Court records say agents used cellphone data and GPS tracking to link the two Bridgeport men to the robbery.

CLINTON - Two Bridgeport men accused of pulling off a smash-and-grab robbery at a Kay Jewelers store in Clinton in Feburary and stealing close to 184,500 in gold jewelry were tracked by federal agents using cellphone data and GPS monitoring, according to court records.

Federal agents said Kelijah Richardson, 28, and Anibal Rivera, 27, are tied to a broader crew and may have connections to a Bridgeport street gang robbing jewelry stores across Connecticut, New York and Massachusetts between September 2025 and this past February.

Rivera has been detained since he was arrested on a state warrant Feb. 3 in connection with an alleged Sept. 17 robbery of $259,000 in jewelry from a location in the Buckland Hills Mall in Manchester, according to federal prosecutors and state court records.

Richardson was arrested on a federal criminal complaint on March 9 before being released on a $250,000 bond. He appeared in U.S. District Court in Bridgeport Friday and pleaded not guilty, according to federal prosecutors.

In the Clinton robbery, Rivera's cellphone pinged alongside a white Infiniti Q50 as it traveled to the Clinton Crossing outlets on Feb. 3, according to an affidavit filed by an FBI agent who was part of the FBI New Haven Violent Climes Task Force. The task force includes FBI agents as well as state and local police officers and detectives.

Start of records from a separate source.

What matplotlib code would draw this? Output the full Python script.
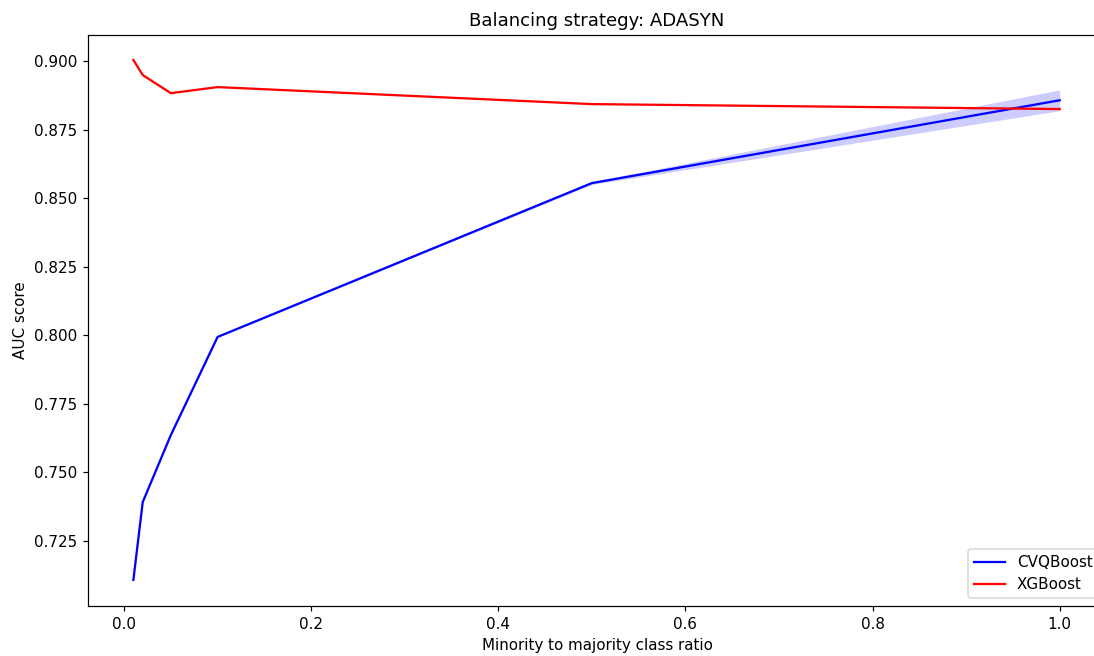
import numpy as np
import matplotlib
matplotlib.use("Agg")
import matplotlib.pyplot as plt

# data
ratios = [0.01, 0.02, 0.05, 0.1, 0.5, 1.0]
cvq_auc = [0.7108, 0.7392, 0.7636, 0.7994, 0.8555, 0.8857]
cvq_low = [0.7107, 0.7391, 0.7635, 0.7993, 0.8550, 0.8819]
cvq_high = [0.7109, 0.7393, 0.7637, 0.7995, 0.8560, 0.8895]
xgb_auc = [0.9004, 0.8949, 0.8883, 0.8905, 0.8843, 0.8825]

# reference text is a bit bigger than 100 dpi, so render at ~109 dpi
DPI = 109
fig = plt.figure(figsize=(1094 / DPI, 656 / DPI), dpi=DPI)
ax = fig.add_axes([88 / 1094, 50 / 656, (1106 - 88) / 1094, (606 - 35) / 656])

ax.plot(ratios, cvq_auc, color='blue', linewidth=1.5, label='CVQBoost')
ax.fill_between(ratios, cvq_low, cvq_high, color='blue', alpha=0.2, linewidth=0)
ax.plot(ratios, xgb_auc, color='red', linewidth=1.5, label='XGBoost')

ax.set_xlim(-0.0385, 1.0495)
ax.set_ylim(0.7013, 0.9095)
ax.set_yticks([0.725, 0.750, 0.775, 0.800, 0.825, 0.850, 0.875, 0.900])
ax.set_xticks([0.0, 0.2, 0.4, 0.6, 0.8, 1.0])

ax.set_xlabel('Minority to majority class ratio')
ax.set_ylabel('AUC score')
ax.set_title('Balancing strategy: ADASYN')
ax.legend(loc='lower right')

plt.savefig('out.png', dpi=DPI)
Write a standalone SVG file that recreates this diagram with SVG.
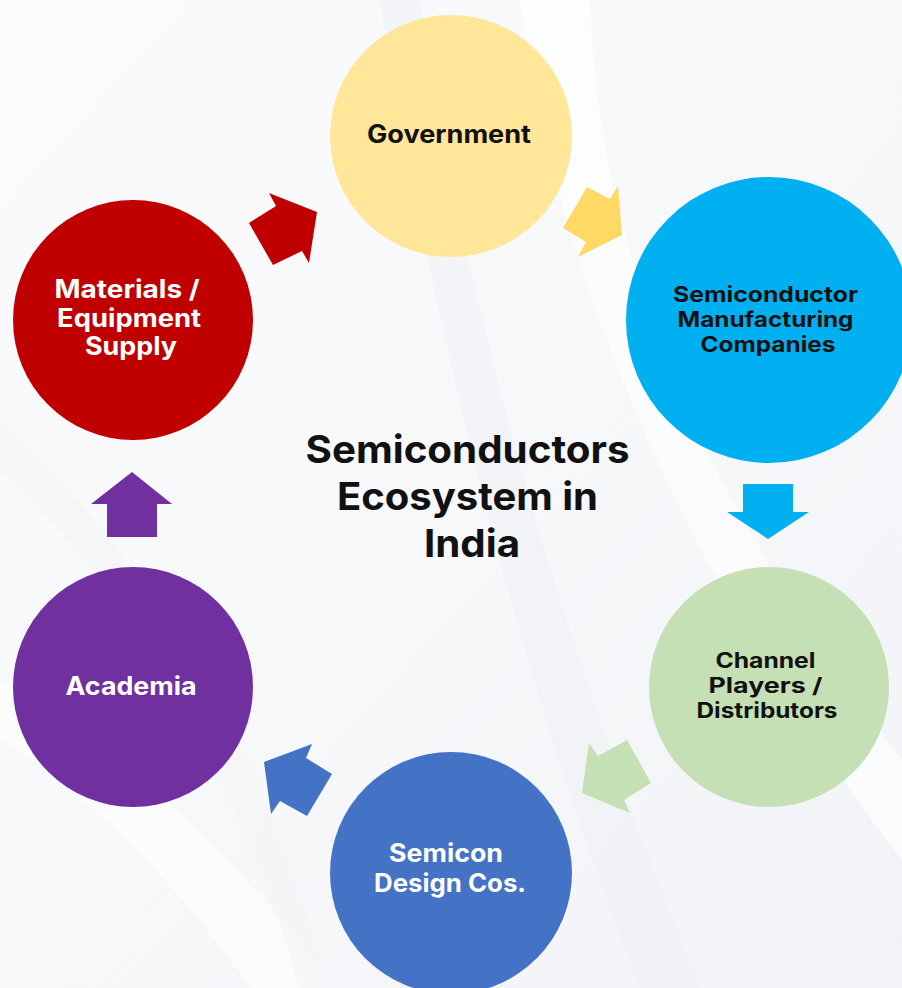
<svg xmlns="http://www.w3.org/2000/svg" width="902" height="988" viewBox="0 0 902 988">
<defs>
<linearGradient id="bg" x1="0" y1="0" x2="1" y2="1">
<stop offset="0" stop-color="#fbfbfd"/>
<stop offset="0.5" stop-color="#f7f8fa"/>
<stop offset="1" stop-color="#f1f3f6"/>
</linearGradient>
<style>
.t{font-family:Inter,"Open Sans","Liberation Sans",sans-serif;font-weight:700;text-anchor:middle}
.dk{fill:#111111}
.wh{fill:#ffffff}
</style>
</defs>
<rect width="902" height="988" fill="url(#bg)"/>
<g id="background">
<path d="M520 0 C560 300 700 600 902 860 L902 760 C720 520 600 280 590 0 Z" fill="#ffffff" opacity="0.6"/>
<path d="M420 0 C470 330 560 640 700 988 L640 988 C520 680 440 360 380 0 Z" fill="#eef0f4" opacity="0.5"/>
<path d="M0 680 C140 760 260 880 330 988 L250 988 C190 900 100 800 0 740 Z" fill="#ffffff" opacity="0.5"/>
<path d="M0 420 C150 560 260 740 330 988 L300 988 C230 760 130 590 0 470 Z" fill="#f1f3f6" opacity="0.5"/>
</g>
<g id="connectors">
<polygon points="249,223 276,206 269,193 317,212 309,263 302,251 273,265" fill="#c00000"/>
<polygon points="587,187 610,199 618,186 622,235 578,257 586,242 563,228" fill="#ffd966"/>
<polygon points="743,484 793,484 793,512 809,512 768,539 727,512 743,512" fill="#00b0f0"/>
<polygon points="598,756 627,740 651,783 624,800 630,813 582,793 589,743" fill="#c5e0b4"/>
<polygon points="264,762 312,744 306,758 332,774 307,816 280,801 271,814" fill="#4472c4"/>
<polygon points="132,472 172,504 157,504 157,537 107,537 107,504 91,504" fill="#7030a0"/>
</g>
<g id="government">
<circle cx="451" cy="136" r="121" fill="#ffe699"/>
<text class="t dk" x="449" y="143" font-size="25" textLength="164" lengthAdjust="spacingAndGlyphs">Government</text>
</g>
<g id="manufacturing">
<circle cx="769" cy="320" r="143" fill="#00b0f0"/>
<text class="t dk" font-size="21">
<tspan x="768" y="302" textLength="185" lengthAdjust="spacingAndGlyphs">Semiconductor</tspan>
<tspan x="768" y="327" textLength="176" lengthAdjust="spacingAndGlyphs">Manufacturing</tspan>
<tspan x="768" y="352" textLength="135" lengthAdjust="spacingAndGlyphs">Companies</tspan>
</text>
</g>
<g id="channel">
<circle cx="769" cy="687" r="120" fill="#c5e0b4"/>
<text class="t dk" font-size="21">
<tspan x="768" y="668" textLength="100" lengthAdjust="spacingAndGlyphs">Channel</tspan>
<tspan x="768" y="693" textLength="114" lengthAdjust="spacingAndGlyphs">Players /</tspan>
<tspan x="767" y="718" textLength="141" lengthAdjust="spacingAndGlyphs">Distributors</tspan>
</text>
</g>
<g id="design">
<circle cx="451" cy="873" r="121" fill="#4472c4"/>
<text class="t wh" font-size="25">
<tspan x="449" y="862" textLength="114" lengthAdjust="spacingAndGlyphs">Semicon</tspan>
<tspan x="450" y="892" textLength="152" lengthAdjust="spacingAndGlyphs">Design Cos.</tspan>
</text>
</g>
<g id="academia">
<circle cx="133" cy="687" r="120" fill="#7030a0"/>
<text class="t wh" x="131" y="695" font-size="25" textLength="131" lengthAdjust="spacingAndGlyphs">Academia</text>
</g>
<g id="materials">
<circle cx="133" cy="320" r="120" fill="#c00000"/>
<text class="t wh" font-size="25">
<tspan x="130" y="298" textLength="145" lengthAdjust="spacingAndGlyphs">Materials /</tspan>
<tspan x="132" y="327" textLength="144" lengthAdjust="spacingAndGlyphs">Equipment</tspan>
<tspan x="131" y="355" textLength="92" lengthAdjust="spacingAndGlyphs">Supply</tspan>
</text>
</g>
<g id="title">
<text class="t dk" font-size="38">
<tspan x="472" y="463" textLength="324" lengthAdjust="spacingAndGlyphs">Semiconductors</tspan>
<tspan x="472" y="510" textLength="261" lengthAdjust="spacingAndGlyphs">Ecosystem in</tspan>
<tspan x="472" y="557" textLength="96" lengthAdjust="spacingAndGlyphs">India</tspan>
</text>
</g>
</svg>
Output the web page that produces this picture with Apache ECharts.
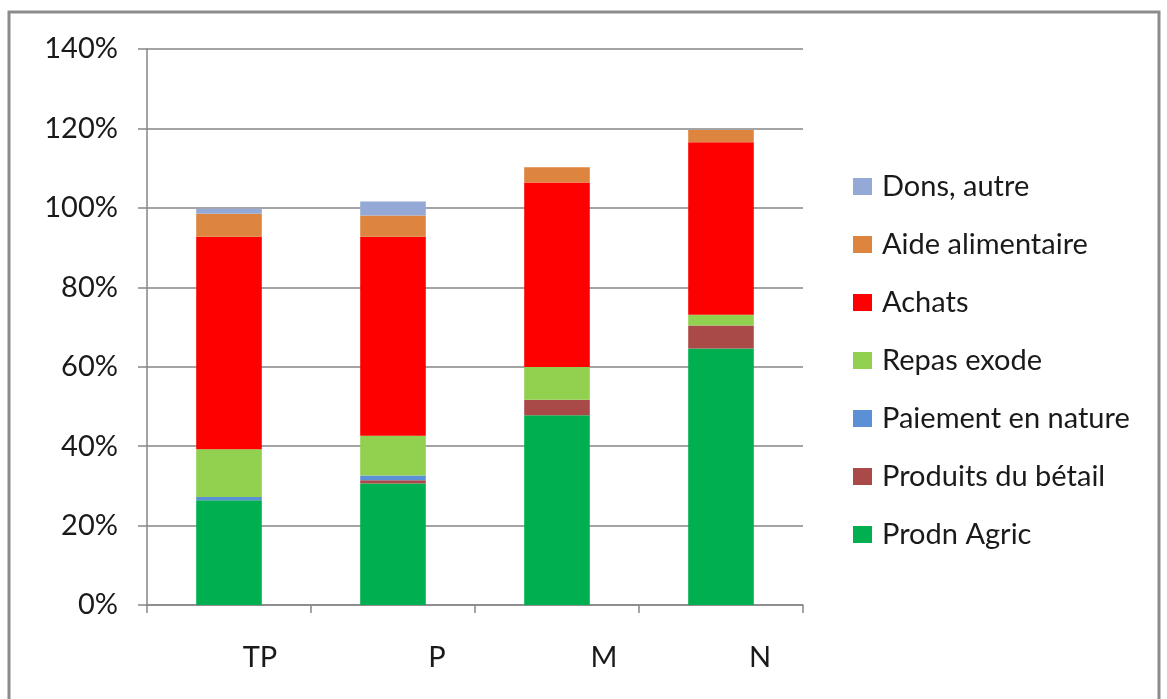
<!DOCTYPE html>
<html>
<head>
<meta charset="utf-8">
<script src="https://cdn.jsdelivr.net/npm/echarts@6/dist/echarts.min.js"></script>
<style>
  html, body { margin: 0; padding: 0; background: #fff; }
  #chart { width: 1167px; height: 699px; }
</style>
</head>
<body>
<div id="chart"></div>
<script>
// Food sources by wealth group (share of needs covered)
const categories = ['TP', 'P', 'M', 'N'];
const prodnAgric = [26.4, 30.6, 47.8, 64.6];
const produitsBetail = [0, 0.8, 3.9, 5.8];
const paiementNature = [0.8, 1.2, 0, 0];
const repasExode = [12.0, 10.0, 8.2, 2.7];
const achats = [53.5, 50.1, 46.5, 43.4];
const aideAlimentaire = [5.8, 5.4, 3.8, 3.1];
const donsAutre = [1.3, 3.5, 0, 0];
const yTicks = [0, 20, 40, 60, 80, 100, 120, 140];

const seriesDefs = [
  { name: 'Prodn Agric', data: prodnAgric, color: '#00B050' },
  { name: 'Produits du bétail', data: produitsBetail, color: '#AA4A48' },
  { name: 'Paiement en nature', data: paiementNature, color: '#5B8FD6' },
  { name: 'Repas exode', data: repasExode, color: '#92D050' },
  { name: 'Achats', data: achats, color: '#FF0000' },
  { name: 'Aide alimentaire', data: aideAlimentaire, color: '#DD843E' },
  { name: 'Dons, autre', data: donsAutre, color: '#94A9D5' }
];

const font = 'Lato, "Open Sans", sans-serif';
const fontSize = 29;
const textColor = '#1a1a1a';

// Category labels sit to the right of their bars; each gets its own left padding
const labelShift = { TP: 62, P: 88, M: 94, N: 78 };
const labelRich = {};
categories.forEach((c, i) => {
  labelRich['c' + i] = {
    fontFamily: font, fontSize: fontSize, color: textColor,
    padding: [0, 0, 0, labelShift[c]]
  };
});

const chart = echarts.init(document.getElementById('chart'));

chart.setOption({
  animation: false,
  backgroundColor: '#fff',
  graphic: [{
    type: 'rect',
    shape: { x: 9, y: 12, width: 1150, height: 720 },
    style: { fill: 'none', stroke: '#8c8c8c', lineWidth: 3 },
    silent: true
  }],
  grid: { left: 147, right: 364, top: 49, bottom: 94, containLabel: false },
  legend: {
    orient: 'vertical',
    left: 853,
    top: 172,
    padding: 0,
    itemWidth: 19,
    itemHeight: 17,
    itemGap: 29,
    icon: 'rect',
    data: seriesDefs.map(s => s.name).reverse(),
    textStyle: { fontFamily: font, fontSize: fontSize, lineHeight: 29, color: textColor, padding: [0, 0, 0, 5] }
  },
  xAxis: {
    type: 'category',
    data: categories,
    axisLine: { lineStyle: { color: '#868686', width: 1.5 } },
    axisTick: { show: true, length: 8, lineStyle: { color: '#868686', width: 1.5 } },
    axisLabel: {
      margin: 38,
      formatter: (v, i) => '{c' + i + '|' + v + '}',
      rich: labelRich
    }
  },
  yAxis: {
    type: 'value',
    min: 0,
    max: 140,
    interval: 20,
    axisLine: { show: true, lineStyle: { color: '#868686', width: 1.5 } },
    axisTick: { show: true, length: 9, lineStyle: { color: '#868686', width: 1.5 } },
    splitLine: { show: true, lineStyle: { color: '#868686', width: 1.5 } },
    axisLabel: {
      fontFamily: font, fontSize: fontSize, color: textColor, margin: 29,
      formatter: v => (yTicks.includes(v) ? v + '%' : '')
    }
  },
  series: seriesDefs.map(s => ({
    name: s.name,
    type: 'bar',
    stack: 'total',
    barWidth: '40%',
    data: s.data,
    itemStyle: { color: s.color }
  }))
});
</script>
</body>
</html>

Later, two masked men dressed in black stormed into the Kay Jewelers outlet at 5:24 p.m.; one suspect stood at the door acting as a lookout while the other smashed display cases with a red hammer and scooped up everything gold, from chains to pendants, according to the affidavit. One of the men told the employees they were "only seeking gold" before they fled, the affidavit said.

Agents tracking the Infiniti watched it speed out of the lot and onto Interstate 95, where it later reached speeds up to 100 mph as it headed back toward Bridgeport, according to the affidavit.

Federal agents said Rivera had been seen earlier that day driving a white BMW that met up with the Infiniti before the robbery, and they believe Rivera later joined Richardson in the Infiniti since Rivera's cellphone pinged along the same route as the getaway car.

The high-tech tracking came after Rivera allegedly ditched his previous phone following an escape from police days earlier outside state Superior Court in Derby. Officers had been at the courthouse waiting to arrest Rivera on a warrant but he bolted, jumped into a BMW and sped off, nearly striking his own child and the child's mother, according to the affidavit.

Rivera allegedly activated a new phone the same day, but federal agents were able to identify it through his contacts and Instagram activity, ultimately allowing them to monitor his movements, agents said.

Hours after the Clinton robbery, federal agents tracked Rivera to a Bridgeport apartment where they found him hiding in a child's closet, according to the affidavit. Inside the apartment, agents found the phone used to monitor his movements, along with a bundle of cash, agents said.

The vehicles tied to the robbery were tracked back to a Bridgeport auto garage, where surveillance footage allegedly showed Rivera and Richardson shortly after the heist. A search of the location turned up a bag filled with jewelry price tags believed to be connected to stolen merchandise, agents said.

The Clinton robbery is one of at least 20 similar smash-and-grab incidents across Connecticut, New York and Massachusetts since September 2025, authorities said. In each case, suspects dressed in dark clothing and masks smashed display cases and fled in vehicles with stolen or obscured license plates, according to federal agents.